Some of you may have been wondering why my, ahem, post volume has been reduced. It is not because I have nothing to say. It’s because I haven’t quite had enough energy to say it. Allow me to digress… I have always enjoyed long distance driving. Even when I was flying 100,000+ miles a year for business travel, I loved to get behind the wheel and hit the open road. Seeing a land yacht (as pictured above) didn’t even cause that much grief (though I did feign calling in of air strikes). It would not be uncommon for me to log 12, 13 or 14 hours solo. In my twisted youth, I’d even gladly tackle the nearly 24 hour drive to Vegas with a friend. Age and decay have added some restrictions.

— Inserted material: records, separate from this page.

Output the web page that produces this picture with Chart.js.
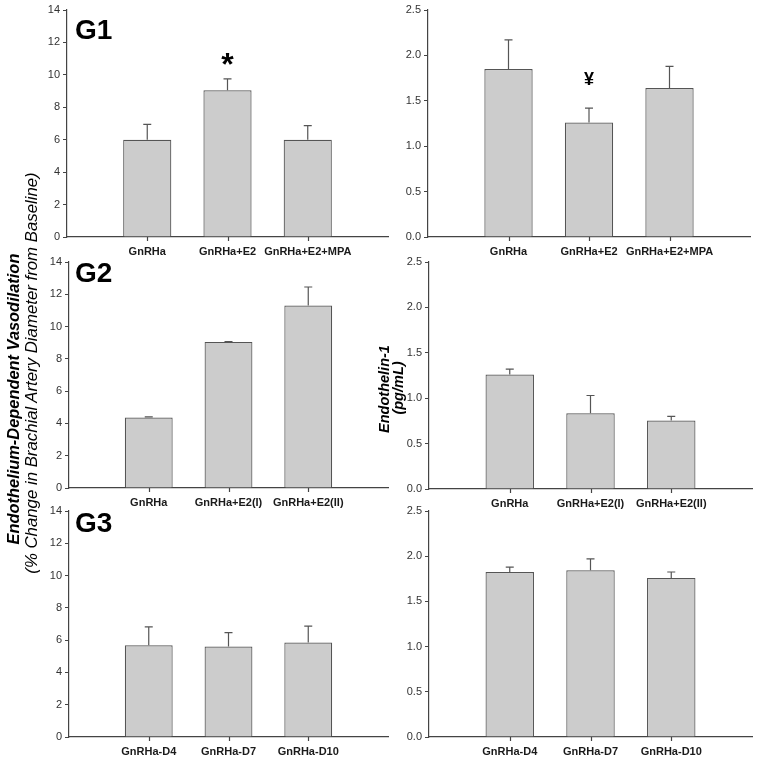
<!DOCTYPE html>
<html>
<head>
<meta charset="utf-8">
<script src="https://cdn.jsdelivr.net/npm/chart.js@4.4.1/dist/chart.umd.min.js"></script>
<style>
  body { margin: 0; background: #fff; width: 763px; height: 762px; position: relative; overflow: hidden; font-family: Arial, "Liberation Sans", sans-serif; }
  canvas { position: absolute; }
  .glabel { position: absolute; font-weight: bold; font-size: 28px; color: #000; line-height: 1; }
  .ytitle { position: absolute; white-space: nowrap; font-style: italic; color: #000; transform: translate(-50%, -50%) rotate(-90deg); line-height: 1; }
</style>
</head>
<body>
<canvas id="c1"></canvas>
<canvas id="c2"></canvas>
<canvas id="c3"></canvas>
<canvas id="c4"></canvas>
<canvas id="c5"></canvas>
<canvas id="c6"></canvas>

<div class="glabel" style="left:75px;top:16px;">G1</div>
<div class="glabel" style="left:75px;top:259px;">G2</div>
<div class="glabel" style="left:75px;top:509px;">G3</div>

<div class="ytitle" style="left:13px;top:399px;font-weight:bold;font-size:16.4px;">Endothelium-Dependent Vasodilation</div>
<div class="ytitle" style="left:32px;top:373px;font-size:16.8px;">(% Change in Brachial Artery Diameter from Baseline)</div>
<div class="ytitle" style="left:384px;top:389px;font-weight:bold;font-size:14.5px;">Endothelin-1</div>
<div class="ytitle" style="left:398px;top:388px;font-weight:bold;font-size:14.5px;">(pg/mL)</div>

<script>
// categories
const groups1 = ["GnRHa", "GnRHa+E2", "GnRHa+E2+MPA"];
const groups2 = ["GnRHa", "GnRHa+E2(I)", "GnRHa+E2(II)"];
const groups3 = ["GnRHa-D4", "GnRHa-D7", "GnRHa-D10"];

// vasodilation (% change) means and upper SE
const fmd1 = [6.0, 9.05, 6.0];
const fmdErr1 = [0.95, 0.7, 0.87];
const fmd2 = [4.36, 9.05, 11.3];
const fmdErr2 = [0.04, 0.02, 1.15];
const fmd3 = [5.68, 5.6, 5.85];
const fmdErr3 = [1.14, 0.87, 1.02];

// endothelin-1 (pg/mL) means and upper SE
const et1 = [1.85, 1.26, 1.64];
const etErr1 = [0.32, 0.16, 0.24];
const et2 = [1.26, 0.835, 0.755];
const etErr2 = [0.06, 0.195, 0.045];
const et3 = [1.825, 1.845, 1.76];
const etErr3 = [0.055, 0.125, 0.065];

// significance marks
const marks1 = [{ idx: 1, y: 11.0, text: "*", font: "bold 32px Arial, 'Liberation Sans'" }];
const marks2 = [{ idx: 1, y: 1.75, text: "¥", font: "bold 18px Arial, 'Liberation Sans'" }];

const axisColor = "#444";
const FONT = "Arial, 'Liberation Sans', sans-serif";

// draws the upper error whisker + cap on each bar, category ticks and marks
const errorBars = {
    id: "errorBars",
    afterDatasetsDraw(chart, args, opts) {
        const ctx = chart.ctx;
        const meta = chart.getDatasetMeta(0);
        const x = chart.scales.x;
        const y = chart.scales.y;
        ctx.save();
        ctx.strokeStyle = "#555";
        ctx.lineWidth = 1.2;
        meta.data.forEach((bar, i) => {
            const v = chart.data.datasets[0].data[i];
            const e = opts.errors[i];
            if (v == null || e == null) return;
            const top = y.getPixelForValue(v + e);
            const base = y.getPixelForValue(v);
            ctx.beginPath();
            ctx.moveTo(bar.x, base);
            ctx.lineTo(bar.x, top);
            ctx.moveTo(bar.x - 4, top);
            ctx.lineTo(bar.x + 4, top);
            ctx.stroke();
        });
        // tick marks under each category
        ctx.strokeStyle = axisColor;
        ctx.beginPath();
        for (let i = 1; i < chart.data.labels.length - 1; i++) {
            const px = Math.round(x.getPixelForValue(i)) + 0.5;
            ctx.moveTo(px, x.top);
            ctx.lineTo(px, x.top + 4);
        }
        ctx.stroke();
        (opts.marks || []).forEach(m => {
            const mx = x.getPixelForValue(m.idx + 1);
            const cy = y.getPixelForValue(m.y);
            ctx.font = m.font;
            ctx.fillStyle = "#000";
            ctx.textAlign = "center";
            ctx.textBaseline = "alphabetic";
            const tm = ctx.measureText(m.text);
            ctx.fillText(m.text, mx, cy + (tm.actualBoundingBoxAscent - tm.actualBoundingBoxDescent) / 2);
        });
        ctx.restore();
    }
};

function makePanel(id, box, cats, vals, errs, yMax, yStep, decimals, marks) {
    const cv = document.getElementById(id);
    cv.style.left = box.left + "px";
    cv.style.top = box.top + "px";
    cv.width = box.width;
    cv.height = box.height;
    cv.style.width = box.width + "px";
    cv.style.height = box.height + "px";

    new Chart(cv, {
        type: "bar",
        data: {
            labels: ["", ...cats, ""],
            datasets: [{
                data: [null, ...vals, null],
                backgroundColor: "#cccccc",
                borderColor: "#555",
                borderWidth: 1.2,
                barPercentage: 0.6,
                categoryPercentage: 1
            }]
        },
        options: {
            responsive: false,
            animation: false,
            layout: { padding: { top: 10, right: 0, left: 0, bottom: 0 } },
            plugins: {
                legend: { display: false },
                tooltip: { enabled: false },
                errorBars: { errors: [null, ...errs, null], marks: marks }
            },
            scales: {
                x: {
                    offset: false,
                    afterFit: s => { s.height = box.xh; },
                    border: { display: true, color: axisColor, width: 1.2 },
                    grid: {
                        offset: false,
                        drawOnChartArea: false,
                        tickLength: 4,
                        color: "rgba(0,0,0,0)"
                    },
                    ticks: {
                        autoSkip: false,
                        maxRotation: 0,
                        padding: 4,
                        color: "#1a1a1a",
                        font: { family: FONT, size: 11, weight: "bold" }
                    }
                },
                y: {
                    min: 0,
                    max: yMax,
                    afterFit: s => { s.width = box.yw; },
                    border: { display: true, color: axisColor, width: 1.2 },
                    grid: { drawOnChartArea: false, tickLength: 4, color: axisColor },
                    ticks: {
                        stepSize: yStep,
                        padding: 3,
                        color: "#333",
                        font: { family: FONT, size: 11 },
                        callback: v => v.toFixed(decimals)
                    }
                }
            }
        },
        plugins: [errorBars]
    });
}

makePanel("c1", { left: 0, top: 0, width: 392, height: 262, yw: 67, xh: 25 }, groups1, fmd1, fmdErr1, 14, 2, 0, marks1);
makePanel("c2", { left: 380, top: 0, width: 374, height: 262, yw: 48, xh: 25 }, groups1, et1, etErr1, 2.5, 0.5, 1, marks2);
makePanel("c3", { left: 0, top: 252, width: 392, height: 261, yw: 69, xh: 25 }, groups2, fmd2, fmdErr2, 14, 2, 0, []);
makePanel("c4", { left: 380, top: 252, width: 376, height: 262, yw: 49, xh: 25 }, groups2, et2, etErr2, 2.5, 0.5, 1, []);
makePanel("c5", { left: 0, top: 501, width: 392, height: 261, yw: 69, xh: 25 }, groups3, fmd3, fmdErr3, 14, 2, 0, []);
makePanel("c6", { left: 380, top: 501, width: 376, height: 261, yw: 49, xh: 25 }, groups3, et3, etErr3, 2.5, 0.5, 1, []);
</script>
</body>
</html>
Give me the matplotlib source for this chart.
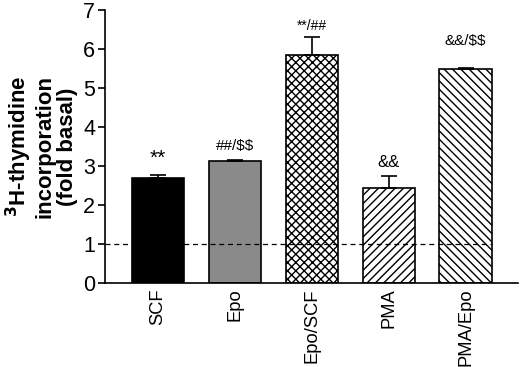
import matplotlib
matplotlib.use("Agg")
import matplotlib.pyplot as plt
import numpy as np

plt.rcParams["font.family"] = ["Liberation Sans", "DejaVu Sans"]
plt.rcParams["hatch.linewidth"] = 1.0

categories = ["SCF", "Epo", "Epo/SCF", "PMA", "PMA/Epo"]
values = [2.69, 3.13, 5.85, 2.44, 5.49]
errors = [0.08, 0.03, 0.45, 0.30, 0.02]
labels = ["**", "##/$$", "**/##", "&&", "&&/$$"]
label_y = [3.2, 3.5, 6.6, 3.1, 6.2]
label_size = [15, 11, 10, 12, 11]

colors = ["black", "#8a8a8a", "white", "white", "white"]
hatches = [None, None, "xxxx", "////", "\\\\\\\\"]

fig = plt.figure(figsize=(5.2, 3.67), dpi=100)
ax = fig.add_axes([0.202, 0.229, 0.794, 0.744])

x = np.arange(len(categories))
for i in range(len(categories)):
    ax.bar(x[i], values[i], width=0.68, color=colors[i], edgecolor="black",
           linewidth=1.2, hatch=hatches[i], zorder=2)
    ax.errorbar(x[i], values[i], yerr=[[0], [errors[i]]], color="black",
                capsize=6, elinewidth=1.2, capthick=1.2, zorder=3)
    ax.text(x[i], label_y[i], labels[i], ha="center", va="center",
            fontsize=label_size[i], parse_math=False)

ax.plot([-0.69, x[-1] + 0.34], [1, 1], "k--", linewidth=0.9,
        dashes=(4, 3), zorder=4)

ax.set_xlim(-0.69, 4.68)
ax.set_ylim(0, 7)
ax.set_yticks(range(0, 8))
ax.tick_params(axis="y", labelsize=15.5, width=1.2, length=5, pad=2)
ax.set_xticks(x)
ax.set_xticklabels(categories, rotation=90, fontsize=13.2)
ax.tick_params(axis="x", length=0, pad=4)
ax.spines["top"].set_visible(False)
ax.spines["right"].set_visible(False)
ax.spines["left"].set_linewidth(1.2)
ax.spines["bottom"].set_linewidth(1.2)

ax.set_ylabel("$^{\\mathbf{3}}$H-thymidine\nincorporation\n(fold basal)",
              fontsize=16, fontweight="bold", labelpad=4, linespacing=1.05)

fig.savefig("out.png", dpi=100)
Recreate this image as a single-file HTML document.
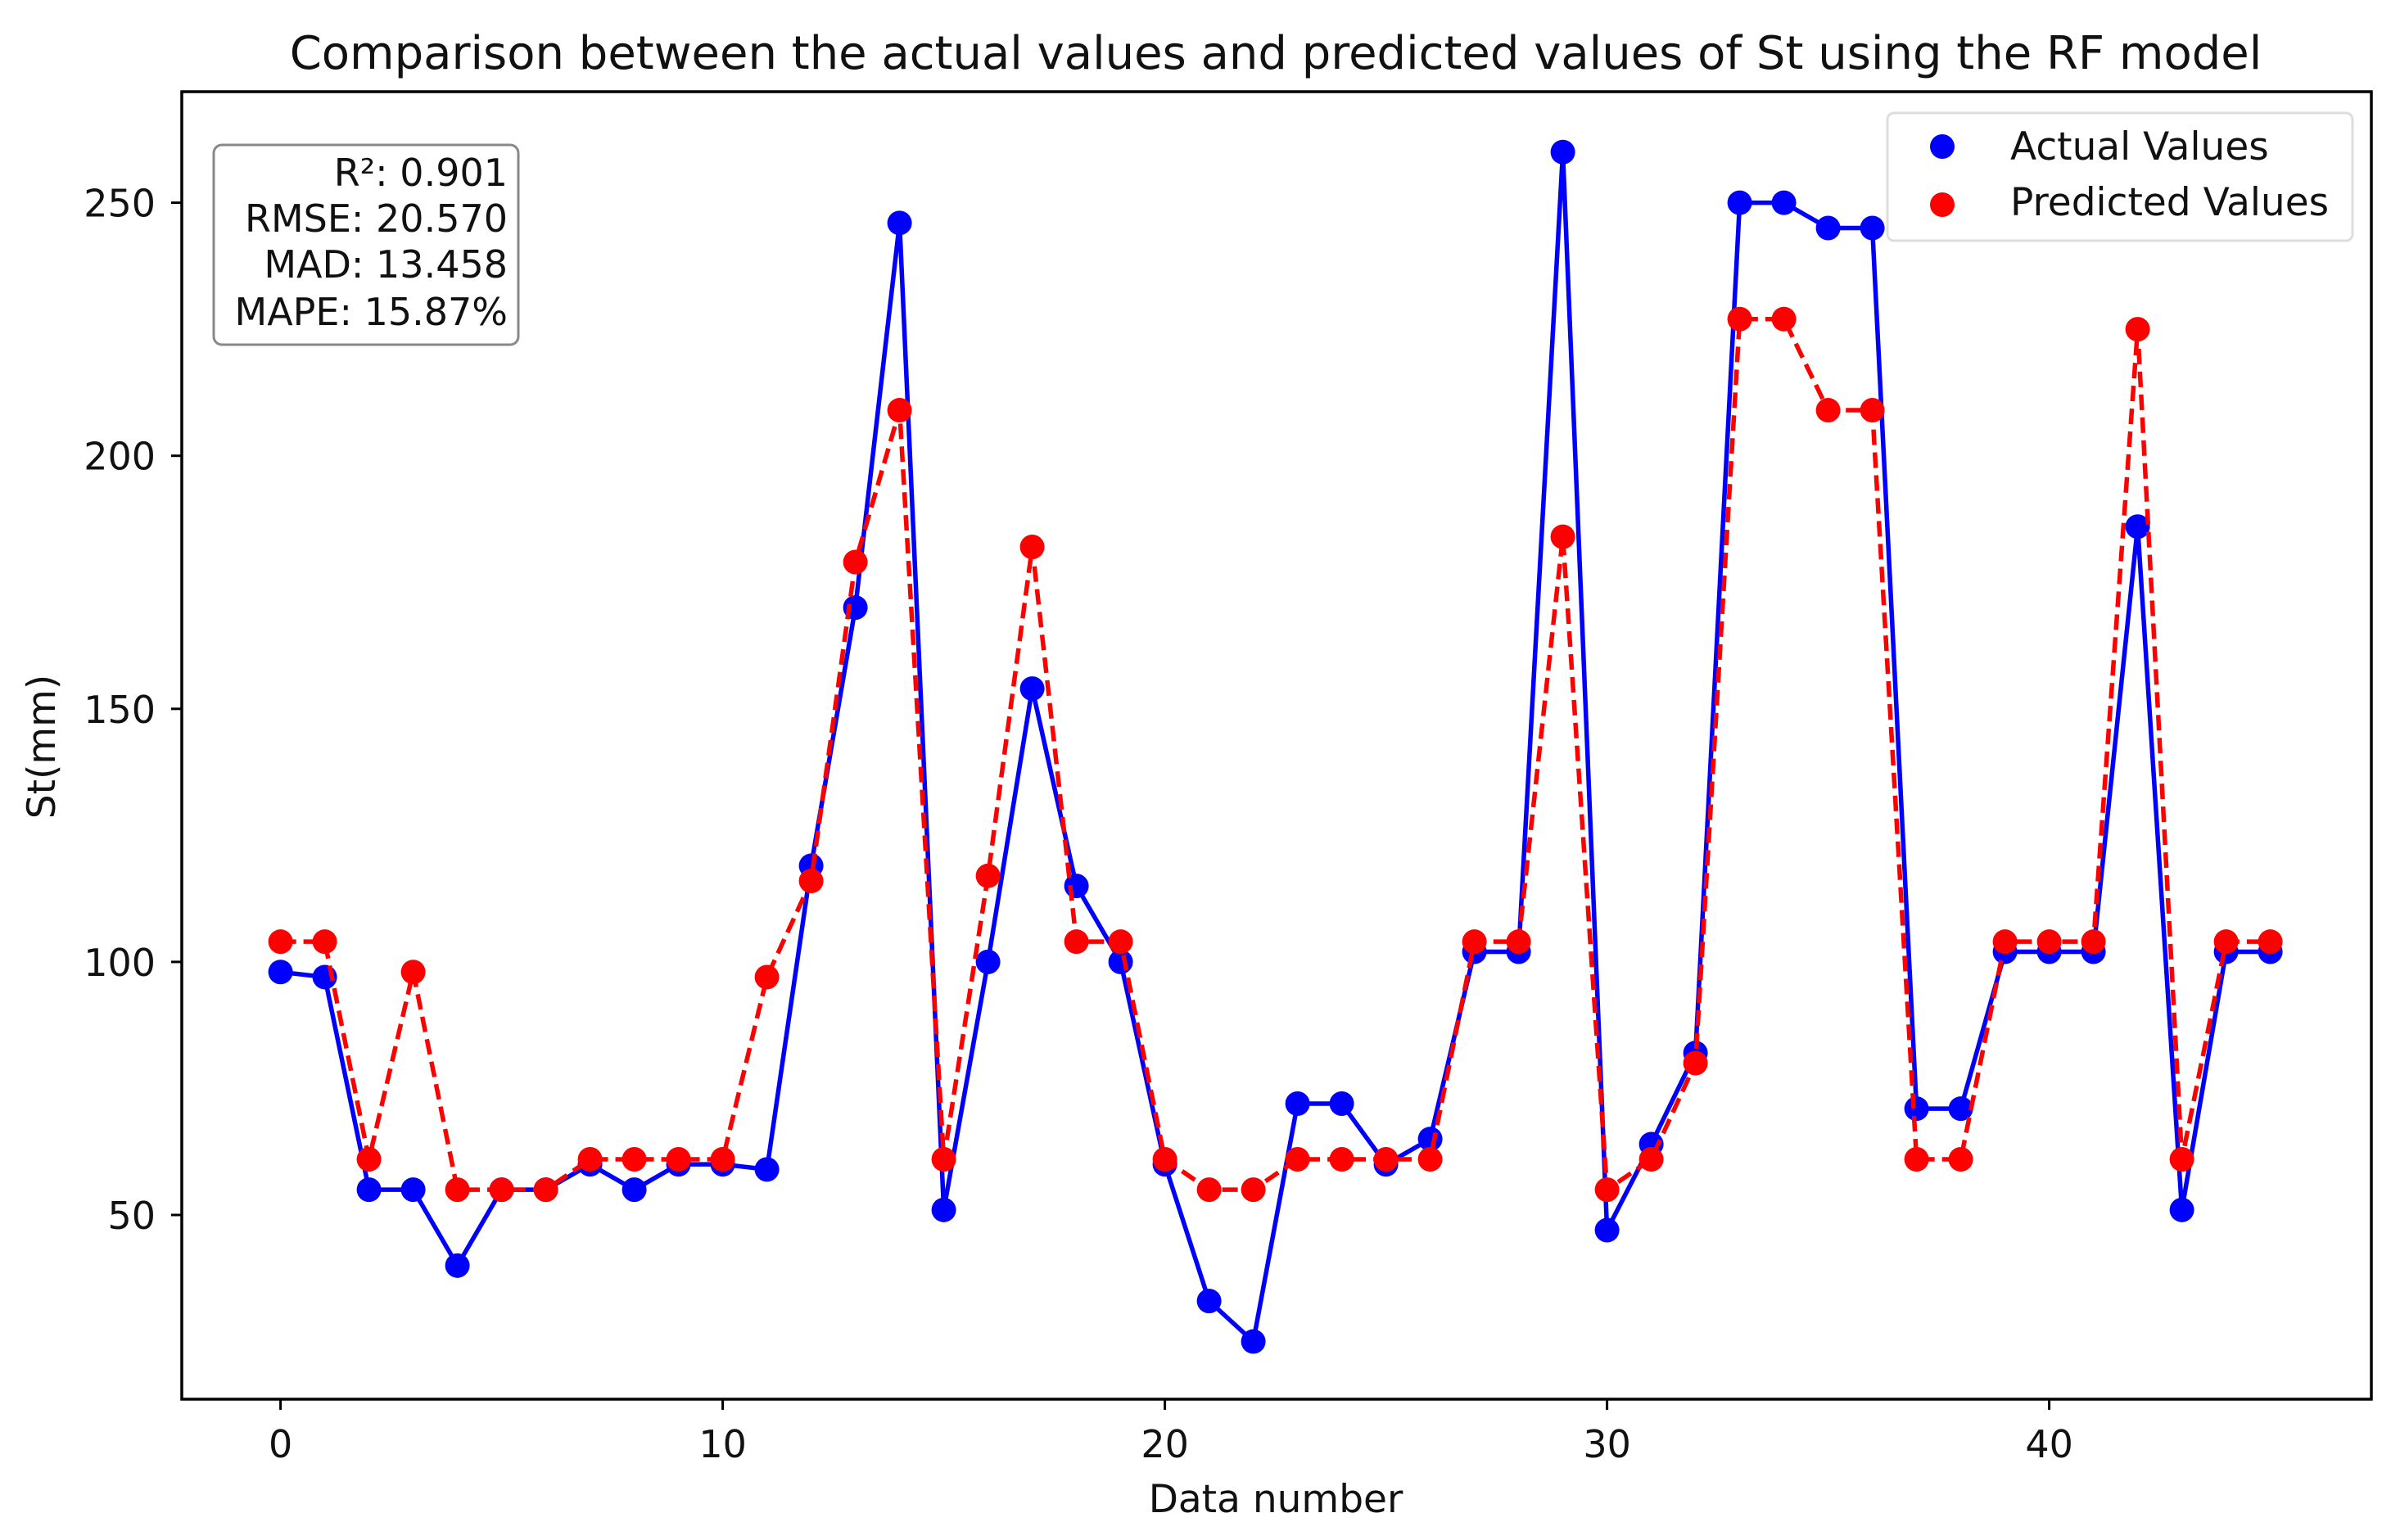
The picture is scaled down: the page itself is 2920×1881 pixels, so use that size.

Back when I was 17 I was involved in a bit of a car wreck. Spent some time in the hospital in traction and managed to max out the culprit’s insurance in a few weeks. Fast forward nearly 30 years and that damage is still jacking with me. I’ve managed to develop neuropathy, which none of the doctors can figure out a source for. But I’ve also developed a few herniated cervical discs, osteoarthritis and facet joint pain. I didn’t even know I *had* facet joints. I had stopped taking my pain meds and discovered all the excruciating damage that I was masking. Ugh. Now I’m seeing a pain management specialist and he is treating me without opiates, which is very cool. I’m not nearly as tired all the time, my skin doesn’t itch and I am generally in a better mood. He is treating me with medial branch blocks and subsequent neurotomy. I’m being a patient patient.
The down side is that driving in the way I have all my life is officially off the table. No more wake up in Houston and go to sleep in Atlanta stints for me. I’m shuddering to think that I’ll have to drive… normally.